SET PROBLEM: Begin with the line holding "Reproduce this chart with Plotly.js.", end with the line holding "0.922, 0.969, 1.0];", and repeat every line in between exactly, without pictures.

SUPPLIED RECORDS:
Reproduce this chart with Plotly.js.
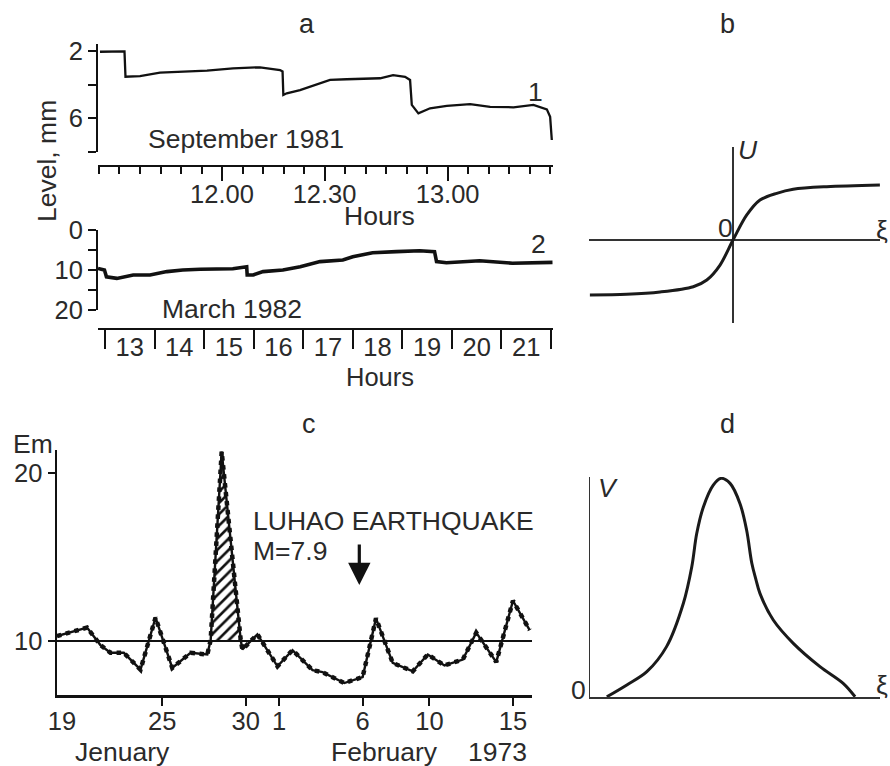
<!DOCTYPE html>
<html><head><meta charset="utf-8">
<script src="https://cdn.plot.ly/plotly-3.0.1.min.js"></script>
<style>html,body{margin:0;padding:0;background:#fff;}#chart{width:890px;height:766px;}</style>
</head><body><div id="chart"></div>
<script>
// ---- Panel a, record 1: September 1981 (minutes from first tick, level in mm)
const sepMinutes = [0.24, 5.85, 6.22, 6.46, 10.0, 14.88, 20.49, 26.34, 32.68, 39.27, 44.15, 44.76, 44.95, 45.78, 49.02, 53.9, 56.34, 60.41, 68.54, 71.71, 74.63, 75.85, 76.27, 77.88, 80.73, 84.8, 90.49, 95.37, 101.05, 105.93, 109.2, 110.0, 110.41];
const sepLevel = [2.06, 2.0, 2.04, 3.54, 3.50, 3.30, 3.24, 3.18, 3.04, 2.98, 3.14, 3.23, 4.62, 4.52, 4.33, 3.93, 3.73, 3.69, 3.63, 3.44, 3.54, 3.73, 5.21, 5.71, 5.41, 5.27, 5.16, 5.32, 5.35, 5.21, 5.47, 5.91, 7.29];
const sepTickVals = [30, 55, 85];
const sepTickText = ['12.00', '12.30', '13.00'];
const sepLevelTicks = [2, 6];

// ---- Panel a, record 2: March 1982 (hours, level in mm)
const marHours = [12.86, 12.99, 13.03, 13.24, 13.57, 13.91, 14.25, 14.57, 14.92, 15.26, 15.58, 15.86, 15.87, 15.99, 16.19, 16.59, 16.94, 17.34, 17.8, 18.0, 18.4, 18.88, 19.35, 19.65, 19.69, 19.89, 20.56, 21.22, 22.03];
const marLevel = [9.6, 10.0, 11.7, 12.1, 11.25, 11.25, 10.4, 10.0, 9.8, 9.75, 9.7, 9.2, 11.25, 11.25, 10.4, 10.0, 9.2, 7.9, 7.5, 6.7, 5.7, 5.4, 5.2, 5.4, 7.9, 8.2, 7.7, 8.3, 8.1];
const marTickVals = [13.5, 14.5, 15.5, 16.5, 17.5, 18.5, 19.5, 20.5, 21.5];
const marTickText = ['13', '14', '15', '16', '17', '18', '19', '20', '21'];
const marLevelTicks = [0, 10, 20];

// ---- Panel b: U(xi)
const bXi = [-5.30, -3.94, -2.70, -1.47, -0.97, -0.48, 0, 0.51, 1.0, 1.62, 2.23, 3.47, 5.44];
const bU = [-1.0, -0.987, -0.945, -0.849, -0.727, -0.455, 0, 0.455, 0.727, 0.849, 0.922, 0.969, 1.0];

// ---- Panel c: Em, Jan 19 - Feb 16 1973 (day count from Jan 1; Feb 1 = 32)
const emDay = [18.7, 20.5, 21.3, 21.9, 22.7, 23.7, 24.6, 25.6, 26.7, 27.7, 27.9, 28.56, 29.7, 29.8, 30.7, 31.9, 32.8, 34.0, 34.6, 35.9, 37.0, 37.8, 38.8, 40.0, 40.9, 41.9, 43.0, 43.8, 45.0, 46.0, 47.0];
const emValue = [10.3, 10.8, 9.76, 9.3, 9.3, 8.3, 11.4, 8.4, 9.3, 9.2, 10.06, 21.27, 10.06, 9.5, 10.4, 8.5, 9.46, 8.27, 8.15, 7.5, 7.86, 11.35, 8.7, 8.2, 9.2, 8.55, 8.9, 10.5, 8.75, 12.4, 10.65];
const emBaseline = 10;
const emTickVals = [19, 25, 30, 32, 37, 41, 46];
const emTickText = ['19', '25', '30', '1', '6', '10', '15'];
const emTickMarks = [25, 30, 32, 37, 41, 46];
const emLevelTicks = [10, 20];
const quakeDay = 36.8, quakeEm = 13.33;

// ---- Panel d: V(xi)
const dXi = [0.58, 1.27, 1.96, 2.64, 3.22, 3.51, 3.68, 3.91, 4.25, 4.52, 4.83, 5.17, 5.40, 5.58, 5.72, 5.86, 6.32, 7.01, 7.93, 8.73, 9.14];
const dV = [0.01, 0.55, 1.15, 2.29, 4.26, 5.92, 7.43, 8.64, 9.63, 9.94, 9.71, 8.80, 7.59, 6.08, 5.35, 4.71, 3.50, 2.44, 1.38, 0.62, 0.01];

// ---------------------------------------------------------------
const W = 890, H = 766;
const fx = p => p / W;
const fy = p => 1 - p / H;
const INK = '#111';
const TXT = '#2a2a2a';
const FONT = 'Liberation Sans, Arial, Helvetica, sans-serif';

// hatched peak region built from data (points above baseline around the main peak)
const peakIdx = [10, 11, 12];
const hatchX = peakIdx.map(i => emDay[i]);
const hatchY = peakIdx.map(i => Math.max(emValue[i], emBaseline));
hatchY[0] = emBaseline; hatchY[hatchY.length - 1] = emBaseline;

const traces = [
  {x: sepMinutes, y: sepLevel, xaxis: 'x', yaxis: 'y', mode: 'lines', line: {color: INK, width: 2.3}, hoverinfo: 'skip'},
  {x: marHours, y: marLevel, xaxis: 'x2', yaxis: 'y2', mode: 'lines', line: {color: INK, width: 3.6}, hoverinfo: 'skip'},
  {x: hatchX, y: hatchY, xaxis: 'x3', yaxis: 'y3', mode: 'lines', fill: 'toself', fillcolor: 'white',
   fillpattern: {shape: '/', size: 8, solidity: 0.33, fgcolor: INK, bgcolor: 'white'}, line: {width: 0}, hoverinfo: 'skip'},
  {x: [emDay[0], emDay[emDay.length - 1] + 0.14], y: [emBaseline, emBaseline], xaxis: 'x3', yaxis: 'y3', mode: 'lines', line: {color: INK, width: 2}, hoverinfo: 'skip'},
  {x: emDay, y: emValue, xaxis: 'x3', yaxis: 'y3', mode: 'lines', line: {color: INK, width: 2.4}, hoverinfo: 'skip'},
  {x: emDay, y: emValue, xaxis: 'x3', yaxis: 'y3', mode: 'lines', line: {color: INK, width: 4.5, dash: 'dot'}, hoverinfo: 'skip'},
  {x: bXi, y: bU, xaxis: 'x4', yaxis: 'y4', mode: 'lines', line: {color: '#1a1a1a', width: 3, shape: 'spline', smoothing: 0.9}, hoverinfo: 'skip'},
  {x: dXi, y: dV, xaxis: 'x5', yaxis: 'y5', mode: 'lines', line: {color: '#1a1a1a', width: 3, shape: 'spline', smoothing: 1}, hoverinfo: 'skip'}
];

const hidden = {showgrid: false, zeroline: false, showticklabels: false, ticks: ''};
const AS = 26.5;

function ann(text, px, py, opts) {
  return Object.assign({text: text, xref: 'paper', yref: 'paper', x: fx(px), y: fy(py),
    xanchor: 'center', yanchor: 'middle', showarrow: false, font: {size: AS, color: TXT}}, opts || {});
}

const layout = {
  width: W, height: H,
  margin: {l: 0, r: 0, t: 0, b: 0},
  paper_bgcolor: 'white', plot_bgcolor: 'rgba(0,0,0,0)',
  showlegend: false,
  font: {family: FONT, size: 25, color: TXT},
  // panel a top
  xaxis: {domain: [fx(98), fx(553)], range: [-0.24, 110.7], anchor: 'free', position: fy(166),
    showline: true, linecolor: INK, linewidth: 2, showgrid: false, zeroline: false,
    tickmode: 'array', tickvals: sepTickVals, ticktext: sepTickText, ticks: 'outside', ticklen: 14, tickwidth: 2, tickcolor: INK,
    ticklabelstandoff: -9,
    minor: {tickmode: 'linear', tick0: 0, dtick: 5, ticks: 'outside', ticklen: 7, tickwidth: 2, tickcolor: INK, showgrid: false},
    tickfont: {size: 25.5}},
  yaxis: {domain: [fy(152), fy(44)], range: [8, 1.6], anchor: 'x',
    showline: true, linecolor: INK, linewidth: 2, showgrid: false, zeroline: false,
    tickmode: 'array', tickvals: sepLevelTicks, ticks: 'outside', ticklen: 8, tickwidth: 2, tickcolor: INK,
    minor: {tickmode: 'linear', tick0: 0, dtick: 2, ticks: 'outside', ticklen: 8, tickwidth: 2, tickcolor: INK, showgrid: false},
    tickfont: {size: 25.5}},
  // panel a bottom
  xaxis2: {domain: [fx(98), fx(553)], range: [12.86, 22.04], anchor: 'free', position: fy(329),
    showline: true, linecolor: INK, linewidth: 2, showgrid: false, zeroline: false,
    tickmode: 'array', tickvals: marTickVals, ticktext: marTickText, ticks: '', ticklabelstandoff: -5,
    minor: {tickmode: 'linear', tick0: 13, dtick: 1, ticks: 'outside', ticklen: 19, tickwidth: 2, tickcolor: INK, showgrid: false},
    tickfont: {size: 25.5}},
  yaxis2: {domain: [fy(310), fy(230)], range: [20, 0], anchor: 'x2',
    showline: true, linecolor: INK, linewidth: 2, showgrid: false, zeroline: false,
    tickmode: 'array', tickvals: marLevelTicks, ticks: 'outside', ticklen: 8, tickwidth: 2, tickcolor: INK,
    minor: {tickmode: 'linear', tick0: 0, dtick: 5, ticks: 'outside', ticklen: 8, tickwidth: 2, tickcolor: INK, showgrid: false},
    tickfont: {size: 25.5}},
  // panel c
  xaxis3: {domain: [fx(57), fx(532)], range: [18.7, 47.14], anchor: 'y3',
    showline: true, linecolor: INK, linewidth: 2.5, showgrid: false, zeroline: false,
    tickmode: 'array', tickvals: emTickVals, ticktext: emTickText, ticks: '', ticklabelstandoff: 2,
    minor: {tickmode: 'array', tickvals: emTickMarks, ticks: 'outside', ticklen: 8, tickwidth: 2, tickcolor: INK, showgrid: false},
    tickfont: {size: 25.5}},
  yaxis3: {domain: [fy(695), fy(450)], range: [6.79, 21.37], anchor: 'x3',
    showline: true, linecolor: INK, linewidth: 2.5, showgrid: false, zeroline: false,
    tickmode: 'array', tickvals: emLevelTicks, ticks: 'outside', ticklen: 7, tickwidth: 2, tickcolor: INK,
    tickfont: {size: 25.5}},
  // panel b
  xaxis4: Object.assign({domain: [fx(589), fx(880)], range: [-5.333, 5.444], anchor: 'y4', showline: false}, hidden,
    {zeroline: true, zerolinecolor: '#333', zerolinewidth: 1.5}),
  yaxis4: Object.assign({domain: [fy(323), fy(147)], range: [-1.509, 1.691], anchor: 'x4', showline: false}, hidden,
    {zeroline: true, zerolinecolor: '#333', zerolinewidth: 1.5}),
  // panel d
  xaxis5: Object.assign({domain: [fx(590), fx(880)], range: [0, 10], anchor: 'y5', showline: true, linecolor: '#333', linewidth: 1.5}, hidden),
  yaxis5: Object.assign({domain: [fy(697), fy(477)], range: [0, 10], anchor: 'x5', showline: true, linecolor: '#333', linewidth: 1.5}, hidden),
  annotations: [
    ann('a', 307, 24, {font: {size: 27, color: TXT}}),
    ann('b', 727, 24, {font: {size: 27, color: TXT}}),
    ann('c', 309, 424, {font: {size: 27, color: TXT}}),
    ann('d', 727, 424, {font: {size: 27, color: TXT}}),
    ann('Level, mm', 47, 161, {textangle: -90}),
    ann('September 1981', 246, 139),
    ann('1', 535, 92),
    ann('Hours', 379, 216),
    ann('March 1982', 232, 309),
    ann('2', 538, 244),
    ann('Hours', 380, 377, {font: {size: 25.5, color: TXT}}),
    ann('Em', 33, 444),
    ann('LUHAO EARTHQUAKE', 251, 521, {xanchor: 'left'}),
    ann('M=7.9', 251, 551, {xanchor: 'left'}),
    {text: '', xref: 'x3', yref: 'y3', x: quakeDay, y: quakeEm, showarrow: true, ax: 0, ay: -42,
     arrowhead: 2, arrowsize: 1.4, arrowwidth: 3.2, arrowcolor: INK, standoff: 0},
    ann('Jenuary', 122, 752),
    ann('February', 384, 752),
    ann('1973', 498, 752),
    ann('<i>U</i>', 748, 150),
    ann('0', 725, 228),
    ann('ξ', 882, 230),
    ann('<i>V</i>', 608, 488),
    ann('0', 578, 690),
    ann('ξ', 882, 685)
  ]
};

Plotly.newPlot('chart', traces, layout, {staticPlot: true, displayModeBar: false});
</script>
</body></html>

* * *

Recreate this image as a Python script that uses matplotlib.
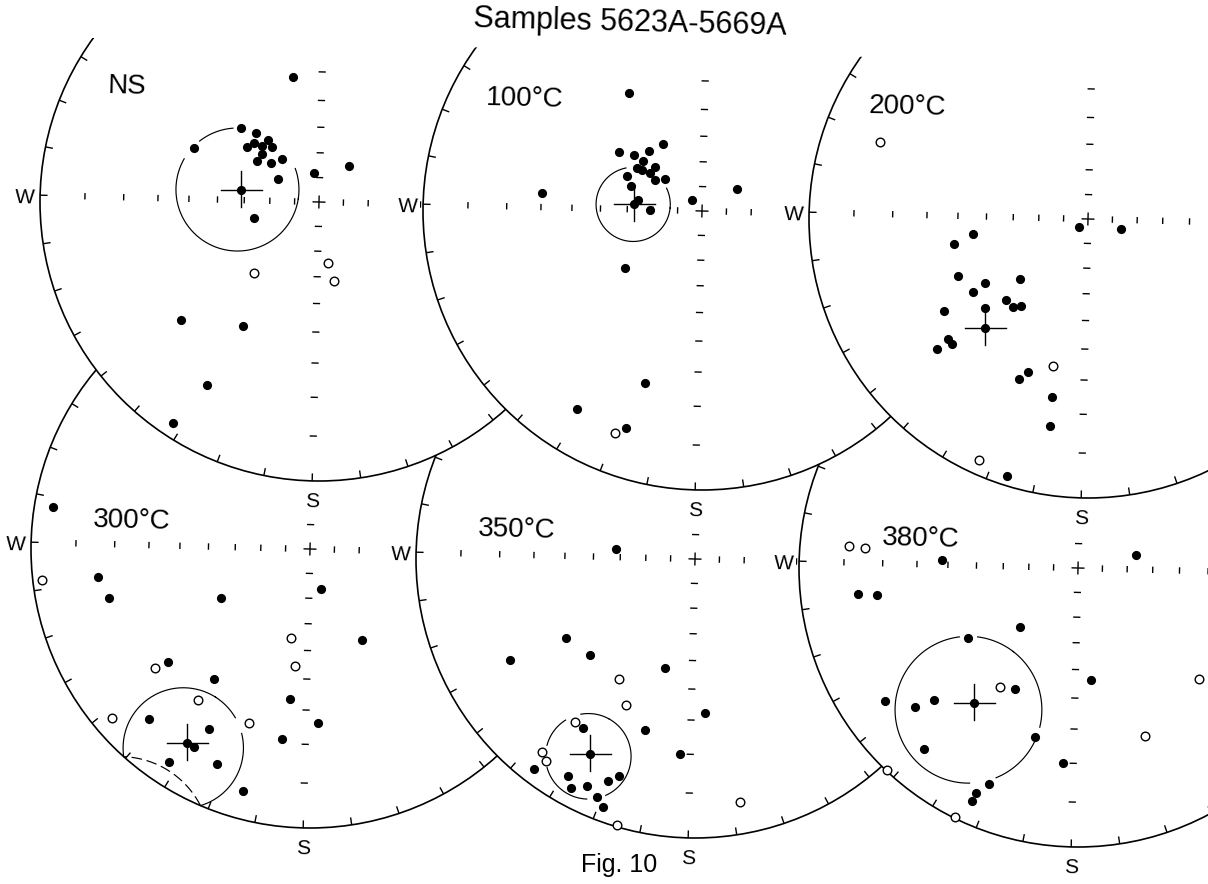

REPLY:
Reproduce this chart with Plotly.js.
<!DOCTYPE html>
<html><head><meta charset="utf-8">
<script src="https://cdn.plot.ly/plotly-3.0.1.min.js"></script>
<style>html,body{margin:0;padding:0;background:#fff;}#chart{width:890px;height:766px;}</style>
</head><body><div id="chart"></div>
<script>
// ---- Panel a, record 1: September 1981 (minutes from first tick, level in mm)
const sepMinutes = [0.24, 5.85, 6.22, 6.46, 10.0, 14.88, 20.49, 26.34, 32.68, 39.27, 44.15, 44.76, 44.95, 45.78, 49.02, 53.9, 56.34, 60.41, 68.54, 71.71, 74.63, 75.85, 76.27, 77.88, 80.73, 84.8, 90.49, 95.37, 101.05, 105.93, 109.2, 110.0, 110.41];
const sepLevel = [2.06, 2.0, 2.04, 3.54, 3.50, 3.30, 3.24, 3.18, 3.04, 2.98, 3.14, 3.23, 4.62, 4.52, 4.33, 3.93, 3.73, 3.69, 3.63, 3.44, 3.54, 3.73, 5.21, 5.71, 5.41, 5.27, 5.16, 5.32, 5.35, 5.21, 5.47, 5.91, 7.29];
const sepTickVals = [30, 55, 85];
const sepTickText = ['12.00', '12.30', '13.00'];
const sepLevelTicks = [2, 6];

// ---- Panel a, record 2: March 1982 (hours, level in mm)
const marHours = [12.86, 12.99, 13.03, 13.24, 13.57, 13.91, 14.25, 14.57, 14.92, 15.26, 15.58, 15.86, 15.87, 15.99, 16.19, 16.59, 16.94, 17.34, 17.8, 18.0, 18.4, 18.88, 19.35, 19.65, 19.69, 19.89, 20.56, 21.22, 22.03];
const marLevel = [9.6, 10.0, 11.7, 12.1, 11.25, 11.25, 10.4, 10.0, 9.8, 9.75, 9.7, 9.2, 11.25, 11.25, 10.4, 10.0, 9.2, 7.9, 7.5, 6.7, 5.7, 5.4, 5.2, 5.4, 7.9, 8.2, 7.7, 8.3, 8.1];
const marTickVals = [13.5, 14.5, 15.5, 16.5, 17.5, 18.5, 19.5, 20.5, 21.5];
const marTickText = ['13', '14', '15', '16', '17', '18', '19', '20', '21'];
const marLevelTicks = [0, 10, 20];

// ---- Panel b: U(xi)
const bXi = [-5.30, -3.94, -2.70, -1.47, -0.97, -0.48, 0, 0.51, 1.0, 1.62, 2.23, 3.47, 5.44];
const bU = [-1.0, -0.987, -0.945, -0.849, -0.727, -0.455, 0, 0.455, 0.727, 0.849, 0.922, 0.969, 1.0];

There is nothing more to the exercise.